Fork /(fôrk)/
Fork
n.
- An instrument consisting of a handle with a shank terminating in two or more prongs or tines, which are usually of metal, parallel and slightly curved; -- used for piercing, holding, taking up, or pitching anything.
- Anything furcate or like a fork in shape, or furcate at the extremity; as, a tuning fork.
-
One of the parts into which anything is furcated or divided; a prong; a branch of a stream, a road, etc.; a barbed point, as of an arrow.
Let it fall . . . though the fork invade The region of my heart.

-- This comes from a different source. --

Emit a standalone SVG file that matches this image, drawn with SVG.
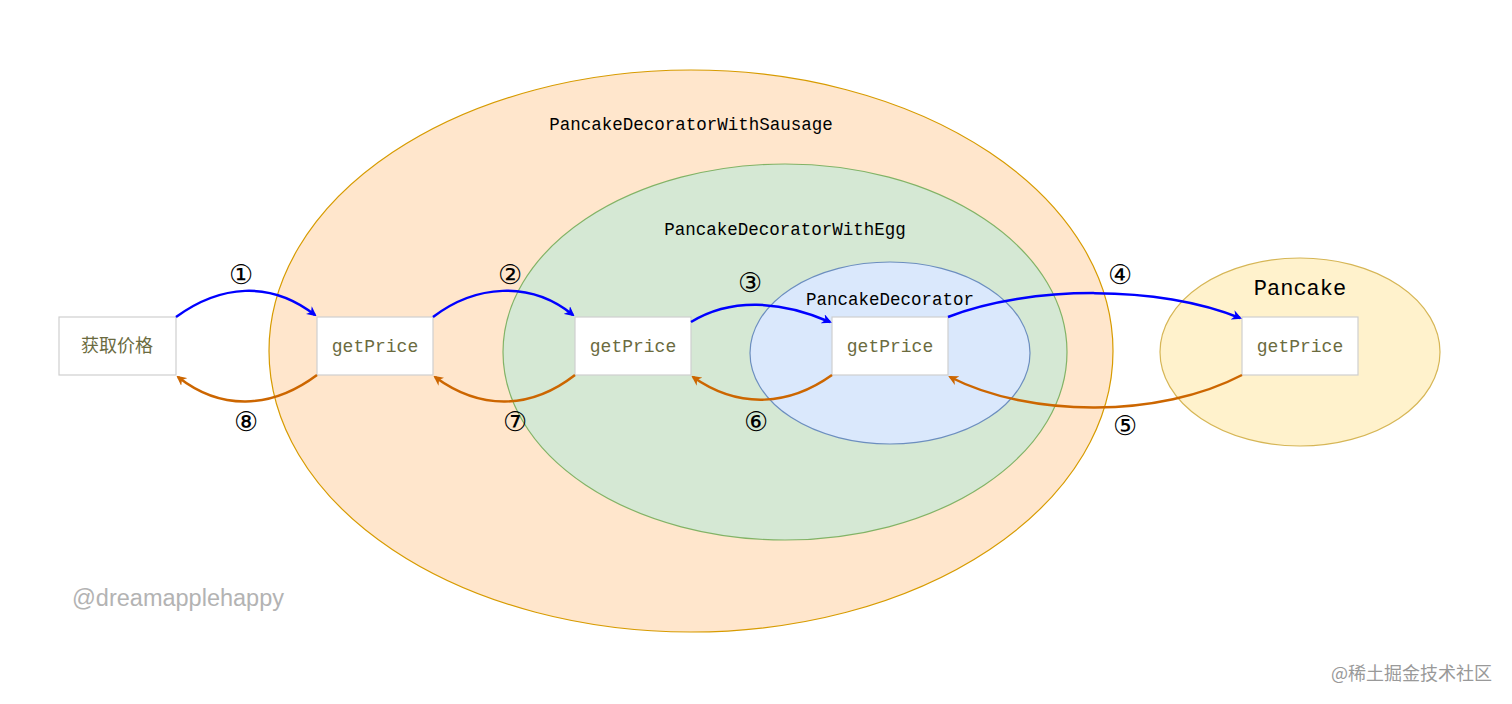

A thunderbolt with three forks.
- The place where a division or a union occurs; the angle or opening between two branches or limbs; as, the fork of a river, a tree, or a road.
- The gibbet. [Obs.]
Phrases & Compounds
- Fork beam
- a half beam to support a deck, where hatchways occur.
- Fork chuck
- a lathe center having two prongs for driving the work.
- Fork head
- The barbed head of an arrow.
- In fork
- A mine is said to be in fork, or an engine to “have the water in fork,” when all the water is drawn out of the mine.
- The forks of a river
- the branches into which it divides, or which come together to form it; the place where separation or union takes place.
Fork
v. i.
imp. & p. p. Forked; p. pr. & vb. n. Forking
-
To shoot into blades, as corn.
The corn beginneth to fork.
- To divide into two or more branches; as, a road, a tree, or a stream forks.
Fork
v. t.
-
To raise, or pitch with a fork, as hay; to dig or turn over with a fork, as the soil.
Forking the sheaves on the high-laden cart.
Phrases & Compounds
- To fork over
- to hand or pay over, as money; to cough up.